2013年3月31日日曜日
一枚のコイン 心を物に託す
「こころのこもった贈り物」とは、コマーシャルのコピーの響きだが、他者へ物を贈るという行為は、確かに、そこに心という無形が込められることで成り立っている。贈り物、ギフト、プレゼント、お土産・・様々な呼び方で贈り物は分けられているが、現在の文明社会では、贈り物の多くが”商品”という形を取る。商品の価値は、値段という数字で計られる。これは、様々な価値観を一度数字に還元して平均化させる私たちの文化に乗っ取っている。この数値化が、贈り物の商品化という形で、私と他者との間の「心」に入り込み、大事な人には高価な物を、そうではない人には安価で・・という図式が作られた。婚約指輪には給料3ヶ月分を、それにはダイアモンドが適しています、となる。”心という無形を物に託して他者へ届ける行為”はこうして、ひとつの型に押し込まれている。
先日、喫茶店でしばらくおしゃべりをして店を出る際、代金を私が支払った。勿論、大した額ではない。その時は大きなお金しか持っていなかったのを崩したいという理由もあった。店を出ると、相手の人が、一枚のコインを差し出した。一枚の海外のコイン。随分傷だらけでレリーフは一部摩耗している。聞けば、海外旅行の際の物で、旅のお守りとして財布に入れていたと。それは大切なものとお返ししようとしたが、今がきっと持ち主が移る時なのですと言うので頂いた。私はこの時に、内心自分でも驚くほどとても感動してしまって、あの時体が震えていたのは夜風の寒さだけでは無かったと思う。

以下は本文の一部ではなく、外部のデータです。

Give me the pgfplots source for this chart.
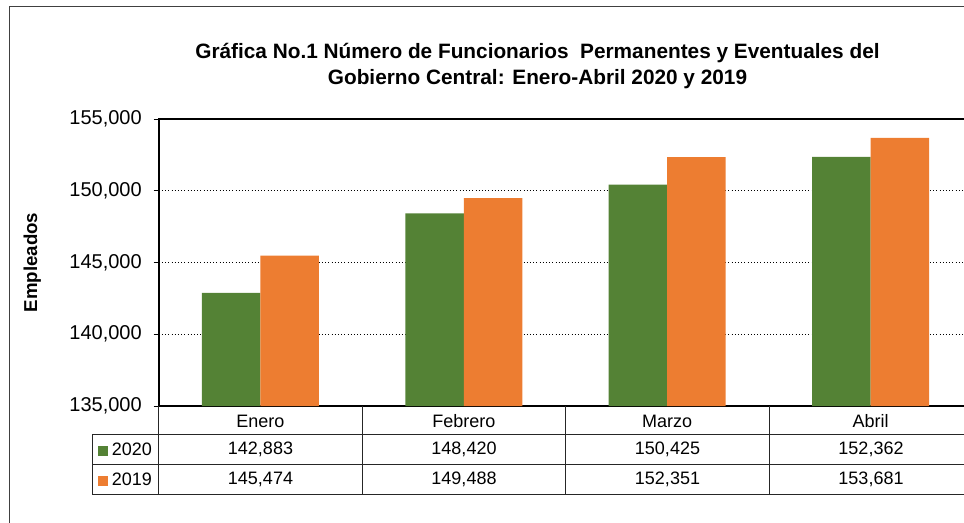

一枚の海外のコインには、ほとんど実質的な貨幣価値はない。その意味でそれは、純粋な物に近く、事実そのひとはコインに”旅のお守り”という別の価値観を忍ばせていた。それは信仰に近い。そのような、そのひとにとって特別な意味の込められた物を受け取ったとき、私は確かに、一枚のコインという物質や貨幣という本来的意味ではない、無形でいて大きく暖かいものを受け取ったように感じたのだ。言い換えれば、無形の心を、コインという物に託して私に届けられた。これこそは、贈り物の原点だろう。
人と人は、言語のみでコミュニケーションを図っているのではないとつくづく思う。実質的価値のないものを贈り、受け取るという行為は、両者が同様にその意味を理解し合っていなければ成り立たないのだ。コインを差し出したときに、その人は500円玉と思って手に取ったからと言ったが、それのみが事実ではないことを私は分かっているし、言ったままを鵜呑みにはしないだろうとその人も判断が働いていたに違いない。

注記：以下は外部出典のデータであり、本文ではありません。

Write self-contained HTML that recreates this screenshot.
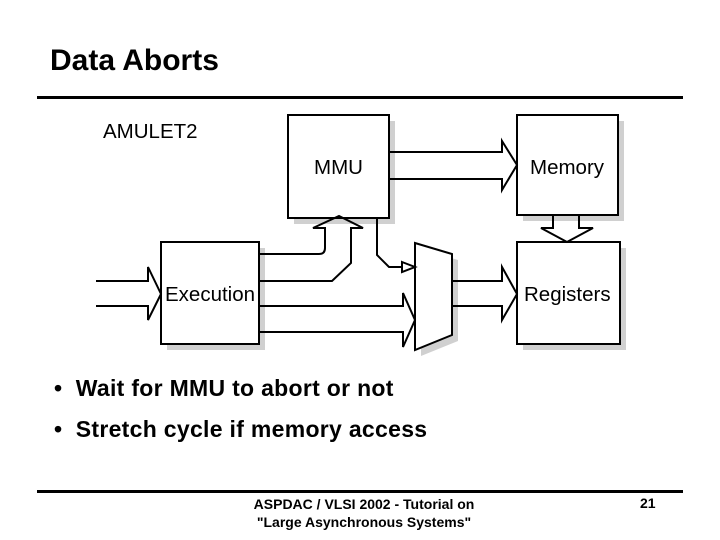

数字的貨幣価値に依らない贈り物。それは始原的行為であり、それが純粋な形で行われると、心に深い感動をもたらす。記憶をたどれば、お金など関係のない幼少の頃は、その価値観でのやりとりをしていたのだ。いつしか、数字という便利な仕組みに価値判断を押しつけ、心をデジタル化していた。それが当たり前のようになっていた日常に、突如、純粋が流れ込み、嬉しいことには私もそれをまだ受容できた。
思えば、心という無形を物質に転換して他者に示すという行為は、芸術と同様である。芸術にはそれを受容する相手を必要とする。それは、かつては神であり、王であり、皇帝であった。やがて一般化し、現代では誰でもが鑑賞者と呼ばれる相手になっている。芸術作品は、他者へ示す、心の贈り物なのだ。私の心が始めにあれども、それを相手が受け取ってくれるにはそこに同様の価値観が前提として必要とされる。相手が「誰でも」の現代においても作家はそれを想定して表現しなければならないだろう。感動を届けたいのなら。
私は彫刻芸術において本質的に重要なのは構造や形態であり、文脈は二の次で良いとさえ思っていた節もあるが、今回のような体験を通すと、発端としての心の動きこそが最も重要であり、「芸術家よ感動せよ」とはまさしくそうであると、改めて感じた。感動に打ち震えるような出会いこそが芸術を推進させるのは間違いない。冷静さの底に、感動という情動の炎をゆらめき続けさせよう。芸術が人間にしか作り得ないのは、それ故である。
全く不意に手渡された一枚のコインに、私は心を見た。ここには1人と1人の行為であるが、それは人類がいにしえより繰り返してきた心の確認作業でもある。手渡し、意味を感じて理解し、受け取る。そこには全く言語では語り尽くせない情報の往来や、数値化のそぐわない価値が含まれているのに違いない。